In the default mode, when MAC is enabled, the strongest hit is attributed with the same probability/score but it covers only part of the template: (2-163), 148 matching columns. Some fragment of the lost part of the hit is listed below as an alternative hit, see the hit #4: (261-357), 50 matching columns. However, the probability/score of the hit #4 are wrong, they correspond to the alternative hit #5 of the report where MAC is not used. It appears to be some kind of mix-up, see the discussion below.
Discussion
When MAC algorithm is enabled PosteriorDecoder::realign() method is called for each Viterbi local hit. This procedure performs the following steps for improving the hit's alignment:
It's implicitly assumed that the MAC local hit produced by macAlgorithm() and backtraceMAC() corresponds to the initial Viterbi hit and covers the same query/template region. However it's not necessarily true, as it follows from the test example, one Viterbi hit could be split into several local MAC hits. If this happens only the coordinates of the strongest MAC hit are reported by macAlgorithm().
Also during the work of MAC algorithm viterbi_matrix is masked in a special way which disables search in the regions that are in conflict with the initial Viterbi hit (and previously generated MAC hits) or diverge too far from the Viterbi hit path. But the mask allows the extension of the Viterbi hit: see PosteriorDecoder::maskViterbiAlignment() method where upper-left and down-right corners are not masked. This feature allows the algorithm to produce MAC hit which is completely outside of the Viterbi hit (i.e. lying both upstream or downstream in query/template space). It happened in the test example where for the hit #4 the second part of the strongest hit (261-357) was reported instead of the weak hit (3-47) that should have been reported. Note that even though this part was eventually reported it happened accidentally, its probability/scores are wrong, and unless "-smin 0" option were used this hit wouldn't be listed.

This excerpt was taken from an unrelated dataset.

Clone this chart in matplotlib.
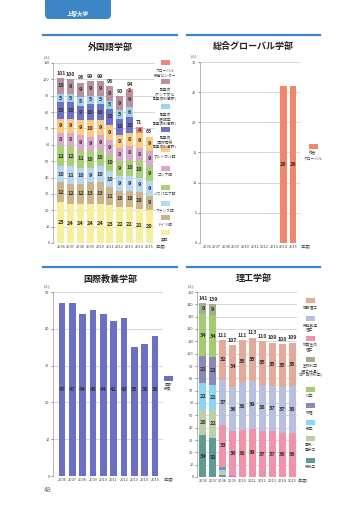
import matplotlib
matplotlib.use('Agg')
import numpy as np
import matplotlib.pyplot as plt
from matplotlib.patches import FancyBboxPatch, Rectangle

plt.rcParams['font.family'] = ['Noto Sans CJK JP', 'DejaVu Sans']

W, H = 360, 509
years = ['2006', '2007', '2008', '2009', '2010', '2011', '2012', '2013', '2014', '2015']

# 外国語学部
eigo = [25, 24, 24, 24, 24, 23, 22, 22, 21, 20]
doitsu = [12, 12, 12, 13, 13, 11, 10, 10, 10, 9]
furansu = [10, 11, 10, 9, 10, 10, 9, 9, 9, 9]
isupania = [12, 12, 11, 10, 10, 10, 9, 10, 10, 9]
roshia = [8, 8, 9, 9, 9, 9, 8, 8, 8, 9]
porutogaru = [9, 9, 9, 10, 9, 9, 8, 8, 9, 9]
kokusai_kankei = [10, 10, 9, 10, 10, 10, 10, 10, 0, 0]
gengogaku = [5, 5, 5, 5, 5, 5, 5, 6, 0, 0]
ajia = [10, 9, 9, 9, 9, 9, 9, 9, 0, 0]
global_center = [0, 0, 0, 0, 0, 0, 0, 2, 4, 0]
totals_gaikokugo = [101, 100, 96, 99, 99, 96, 90, 94, 71, 65]

# 総合グローバル学部
sogo_global = [0, 0, 0, 0, 0, 0, 0, 0, 26, 26]

# 国際教養学部
kokusai_kyoyo = [47, 47, 44, 45, 44, 42, 43, 35, 36, 38]

# 理工学部
kikai = [34, 32, 2, 0, 0, 0, 0, 0, 0, 0]
denki = [20, 22, 2, 0, 0, 0, 0, 0, 0, 0]
sugaku = [22, 21, 2, 0, 0, 0, 0, 0, 0, 0]
butsuri = [22, 22, 2, 1, 0, 0, 0, 0, 0, 0]
kagaku = [34, 34, 1, 0, 0, 0, 0, 0, 0, 0]
seibutsu = [9, 9, 0, 0, 0, 0, 0, 0, 0, 0]
busshitsu = [0, 0, 33, 36, 38, 39, 37, 37, 36, 36]
kino = [0, 0, 37, 36, 38, 39, 38, 37, 37, 38]
joho = [0, 0, 32, 34, 35, 35, 35, 35, 35, 35]
totals_riko = [141, 139, 111, 107, 111, 113, 110, 109, 108, 109]

BLUE = '#3c86c8'
GRID = '#c8c8c8'


def fx(px):
    return px / W


def fy(py):
    return 1 - py / H


fig = plt.figure(figsize=(W / 100, H / 100), dpi=100)
fig.patch.set_facecolor('white')

# header tab
tab = FancyBboxPatch((fx(45), fy(19)), fx(66), 17 / H, boxstyle='round,pad=0,rounding_size=0.01',
                     transform=fig.transFigure, facecolor=BLUE, edgecolor='none')
fig.patches.append(tab)
fig.patches.append(Rectangle((fx(45), fy(8)), fx(66), 9 / H, transform=fig.transFigure,
                             facecolor=BLUE, edgecolor='none'))
fig.text(fx(78), fy(13), '上智大学', color='white', fontsize=4, fontweight='bold',
         ha='center', va='center')
fig.text(fx(44), fy(490), '48', color='#666666', fontsize=5, ha='left', va='center')


def panel_header(x0, x1, yline, title):
    fig.lines.append(plt.Line2D([fx(x0), fx(x1)], [fy(yline), fy(yline)], transform=fig.transFigure,
                                color=BLUE, lw=1.6))
    fig.text(fx((x0 + x1) / 2), fy(yline + 12), title, fontsize=6.5, fontweight='bold',
             ha='center', va='center', color='#222222')


def make_axes(left, right, top, bottom, ymax, ystep, xl, xr):
    ax = fig.add_axes([fx(left), fy(bottom), fx(right - left), (bottom - top) / H])
    ax.set_ylim(0, ymax)
    ax.set_xlim(xl, xr)
    ax.set_yticks(np.arange(0, ymax + 1, ystep))
    ax.set_xticks(range(len(years)))
    ax.set_xticklabels(years)
    ax.tick_params(axis='both', labelsize=2.8, length=1.2, width=0.4, pad=1.2, colors='#444444')
    ax.tick_params(axis='x', length=0)
    for s in ['top', 'right', 'bottom']:
        ax.spines[s].set_visible(False)
    ax.spines['left'].set_color('#999999')
    ax.spines['left'].set_linewidth(0.5)
    ax.yaxis.grid(True, color=GRID, lw=0.5)
    ax.set_axisbelow(True)
    ax.set_facecolor('none')
    fig.text(fx(left - 6), fy(top - 6), '(人)', fontsize=2.8, ha='center', va='center', color='#444444')
    fig.text(fx(right + 6), fy(bottom + 4), '(年度)', fontsize=2.8, ha='center', va='center', color='#444444')
    return ax


def stacked(ax, layers, colors, totals, width, min_label=2, label_size=4):
    x = np.arange(len(years))
    bottom = np.zeros(len(years))
    for vals, col in zip(layers, colors):
        vals = np.array(vals, dtype=float)
        ax.bar(x, vals, width, bottom=bottom, color=col, edgecolor='none')
        for i, v in enumerate(vals):
            if v >= min_label:
                ax.text(x[i], bottom[i] + v / 2, str(int(v)), ha='center', va='center',
                        fontsize=label_size, fontweight='bold', color='#333333')
        bottom += vals
    if totals is not None:
        for i, t in enumerate(totals):
            ax.text(x[i], bottom[i] + ax.get_ylim()[1] * 0.012, str(t), ha='center', va='bottom',
                    fontsize=3.8, fontweight='bold', color='#333333')


def legend(items, xc, ys, text_offsets):
    for (label, col), y, off in zip(items, ys, text_offsets):
        fig.patches.append(Rectangle((fx(xc - 4.5), fy(y + 2.5)), fx(9), 5 / H, transform=fig.transFigure,
                                     facecolor=col, edgecolor='none'))
        fig.text(fx(xc), fy(y + off), label, fontsize=2.7, ha='center', va='top', color='#444444',
                 linespacing=1.2)


# ---------------- 外国語学部 ----------------
panel_header(43, 177, 35, '外国語学部')
ax1 = make_axes(53, 155, 63, 243, 110, 10, -0.8, 9.6)
cols1 = ['#f6ef9c', '#cdb488', '#b7d8f3', '#a8cf76', '#d9a9cc', '#fcca7e',
         '#6d72c5', '#9ed3e9', '#b8919f', '#ee8778']
stacked(ax1, [eigo, doitsu, furansu, isupania, roshia, porutogaru, kokusai_kankei,
              gengogaku, ajia, global_center], cols1, totals_gaikokugo, 0.7)
leg1 = [('グローバル\n教育センター', cols1[9]), ('副専攻\n(アジア文化\n副専攻科目群)', cols1[8]),
        ('副専攻\n(言語学\n副専攻科目群)', cols1[7]), ('副専攻\n(国際関係\n副専攻科目群)', cols1[6]),
        ('ポルトガル語', cols1[5]), ('ロシア語', cols1[4]), ('イスパニア語', cols1[3]),
        ('フランス語', cols1[2]), ('ドイツ語', cols1[1]), ('英語', cols1[0])]
legend(leg1, 165, [62, 81, 106, 129, 149, 168, 187, 203, 218, 232], [7] * 4 + [5] * 6)

# ---------------- 総合グローバル学部 ----------------
panel_header(187, 320, 35, '総合グローバル学部')
ax2 = make_axes(200, 300, 62, 243, 30, 5, -0.73, 9.73)
stacked(ax2, [sogo_global], ['#f0876a'], None, 0.7, min_label=1, label_size=4)
legend([('総合\nグローバル', '#f0876a')], 313, [146], [5])

# ---------------- 国際教養学部 ----------------
panel_header(43, 177, 267, '国際教養学部')
ax3 = make_axes(53, 163, 292, 476, 50, 10, -0.87, 9.78)
x = np.arange(len(years))
ax3.bar(x, kokusai_kyoyo, 0.65, color='#6b70c2', edgecolor='none')
for i, v in enumerate(kokusai_kyoyo):
    ax3.text(x[i], 23.5, str(v), ha='center', va='center', fontsize=4, fontweight='bold', color='#333333')
legend([('国際\n教養', '#6b70c2')], 168, [378], [5])

# ---------------- 理工学部 ----------------
panel_header(187, 320, 267, '理工学部')
ax4 = make_axes(197, 297, 292, 477, 150, 10, -0.6, 9.5)
cols4 = ['#5f9b92', '#bccfa8', '#8ad5f3', '#8a87ba', '#a2cc70', '#9fae8e',
         '#f192aa', '#b8c0e2', '#e2ab99']
stacked(ax4, [kikai, denki, sugaku, butsuri, kagaku, seibutsu, busshitsu, kino, joho],
        cols4, totals_riko, 0.7, min_label=5)
leg4 = [('情報理工', cols4[8]), ('機能創造\n理工', cols4[7]), ('物質生命\n理工', cols4[6]),
        ('生物科学\n(理工共通/\n旧・自然科学)', cols4[5]), ('化学', cols4[4]), ('物理', cols4[3]),
        ('数学', cols4[2]), ('電気・\n電子工', cols4[1]), ('機械工', cols4[0])]
legend(leg4, 310, [300, 318, 338, 359, 389, 405, 422, 438, 460], [5] * 9)

fig.savefig('out.png', dpi=100)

Unfortunately, there is no apparent way to fix these issues in the code. The second issue (MAC hit outside Viterbi hit's scope) can be easily detected in backtraceMAC() but at this point only the strongest hit is known, because it's the only output from macAlgorithm(). Another issue, MAC hit split, would also need careful consideration of several local MAC hits that might comprise one hit (but also could be in conflict with each other).